Today provided just the sort of environment that requires backtesting. Without it, one can draw all the wrong conclusions about what he ought to be doing next time due to what he thinks he should have done today.
We had discussed at length the overnite activity on the 1st that had a mean of 57. We discussed the opening range yesterday that had a mean of 57. We discussed the overnite range last nite and this morning that had a mean of 57. Therefore, it was reasonable to assume that 57 had some importance.
So then we opened today, and the mean of the opening range was . . . let's not always see the same hands. We then broke above the opening high and reached 68. This fell back and rebounded exactly at the 50% level of the upmove, suggesting strength, then made an attempt at a higher high, which failed. So, is it strength or weakness? Do we short the double top? Or do we wait to go long at a potential third attempt at a higher high? If we do short the supposed double top, do we want to short back into the range? Is this okay given that we are butt up against the upper limit of a major trend channel? Looking back, sure. But where is that short going to be taken?
So let's say we don't, that we wait for a better signal for a short, and we end up in a sideways congestion in the middle of all this at 1005. This is still holding above the 50% level. Do we want to short that? Where?
Then we begin to drop to 54, reaching it at 1019. Is this a double bottom? Do we want to buy this even though it would send us back into the range? Or do we want to wait and see if price falls out of this and resumes its downmove? If we had gone long, we would have been stopped out in a few minutes, which leaves the option of a short after price breaks below. But that trade, if we hung onto it, would have spent the next hour going nowhere.
And so on.
Point is, you can't just look at a chart in hindsight and think Boy, I should have gone short there and just held on; I could have made so many points.

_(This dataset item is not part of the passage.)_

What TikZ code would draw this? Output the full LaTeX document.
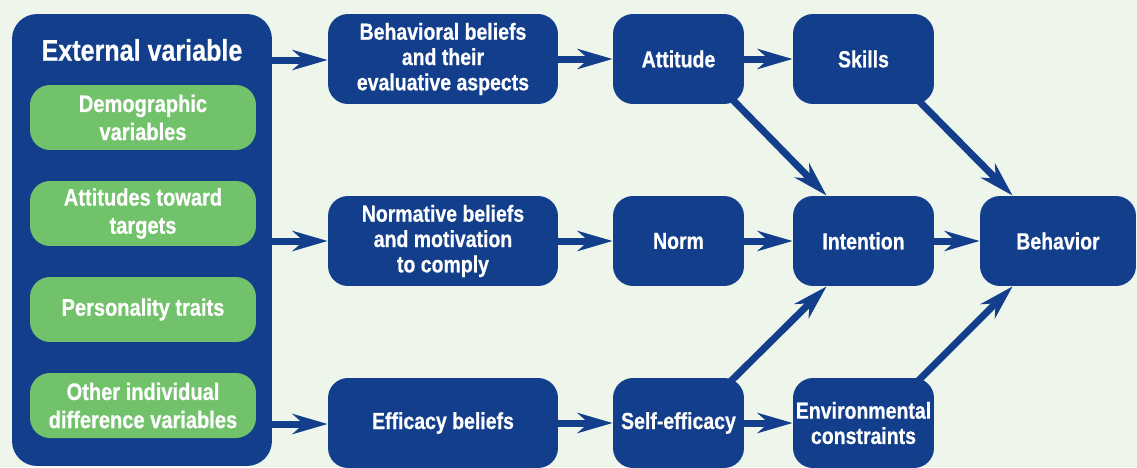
\documentclass[tikz,border=0pt]{standalone}
\usepackage{fontspec}
\setmainfont{Liberation Sans}[FakeStretch=0.84, BoldFeatures={FakeBold=0.6}]
\usetikzlibrary{arrows.meta,calc,backgrounds}
\definecolor{dblue}{HTML}{123E8B}
\definecolor{lgreen}{HTML}{72C16B}
\definecolor{bgc}{HTML}{EEF6EC}
\tikzset{
  bbox/.style={fill=dblue, draw=none, rounded corners=0.4cm, text=white, align=center,
    font=\bfseries\fontsize{13.2}{14.4}\selectfont, inner sep=0pt, minimum height=1.8cm},
  gbox/.style={fill=lgreen, draw=none, rounded corners=0.4cm, text=white, align=center,
    font=\bfseries\fontsize{13.6}{16}\selectfont, inner sep=0pt, minimum width=4.52cm, minimum height=1.3cm},
  arr/.style={draw=dblue, line width=0.14cm,
    -{Stealth[length=0.7cm, width=0.4cm, inset=0.22cm]}},
}
\begin{document}
\begin{tikzpicture}[x=0.02cm, y=-0.02cm]
\begin{scope}[on background layer]
\fill[bgc] (0,0) rectangle (1137,467);
\end{scope}
\useasboundingbox (0,0) rectangle (1137,467);
% left big box
\node[fill=dblue, rounded corners=0.5cm, inner sep=0pt, minimum width=5.2cm, minimum height=9.04cm] (ext) at (142,240) {};
\node[text=white, font=\bfseries\fontsize{17}{20}\selectfont, inner sep=0pt] (extt) at (142,50) {External variable};
\node[gbox] (g1) at (143,117.5) {Demographic\\variables};
\node[gbox] (g2) at (143,213.5) {Attitudes toward\\targets};
\node[gbox] (g3) at (143,309.5) {Personality traits};
\node[gbox] (g4) at (143,405.5) {Other individual\\difference variables};
% column 2
\node[bbox, minimum width=4.6cm] (beh) at (443,59) {Behavioral beliefs\\and their\\evaluative aspects};
\node[bbox, minimum width=4.6cm] (nb) at (443,241) {Normative beliefs\\and motivation\\to comply};
\node[bbox, minimum width=4.6cm] (eb) at (443,423) {Efficacy beliefs};
% column 3
\node[bbox, minimum width=2.62cm] (att) at (678.5,59) {Attitude};
\node[bbox, minimum width=2.62cm] (norm) at (678.5,241) {Norm};
\node[bbox, minimum width=2.62cm] (se) at (678.5,423) {Self-efficacy};
% column 4
\node[bbox, minimum width=2.82cm] (sk) at (863.5,59) {Skills};
\node[bbox, minimum width=2.82cm] (int) at (863.5,241) {Intention};
\node[bbox, minimum width=2.82cm] (env) at (863.5,423) {Environmental\\constraints};
% column 5
\node[bbox, minimum width=3.12cm] (bhv) at (1058,241) {Behavior};
\begin{scope}[on background layer]
\draw[arr] (ext.east |- 0,60) -- (beh.west |- 0,60);
\draw[arr] (ext.east |- nb) -- (nb);
\draw[arr] (ext.east |- 0,424) -- (eb.west |- 0,424);
\draw[arr] (beh) -- (att);
\draw[arr] (att) -- (sk);
\draw[arr] (nb) -- (norm);
\draw[arr] (norm) -- (int);
\draw[arr] (int) -- (bhv);
\draw[arr] (eb) -- (se);
\draw[arr] (se) -- (env);
\draw[arr] ($(att.south east)+(-14,-7)$) -- ($(int.north west)+(34,0)$);
\draw[arr] ($(sk.south east)+(-17,-5)$) -- ($(bhv.north west)+(33,0)$);
\draw[arr] ($(se.north east)+(-14,4)$) -- ($(int.south west)+(34,0)$);
\draw[arr] ($(env.north east)+(-17,4)$) -- ($(bhv.south west)+(33,0)$);
\end{scope}
\end{tikzpicture}
\end{document}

It doesn't work that way. Each moment is unique and you never know what's going to happen next. That's why you need a thoroughly-tested plan and to think in terms of probabilities and risk. Otherwise, the market will kick you around like a soccer ball.
All of these elements can be backtested via hindsight charts for probability and risk. What survives can then be forwardtested via replay. What survives that can be simtraded. Shortcutting through all that and going with your "feelings" is not a recipe for success.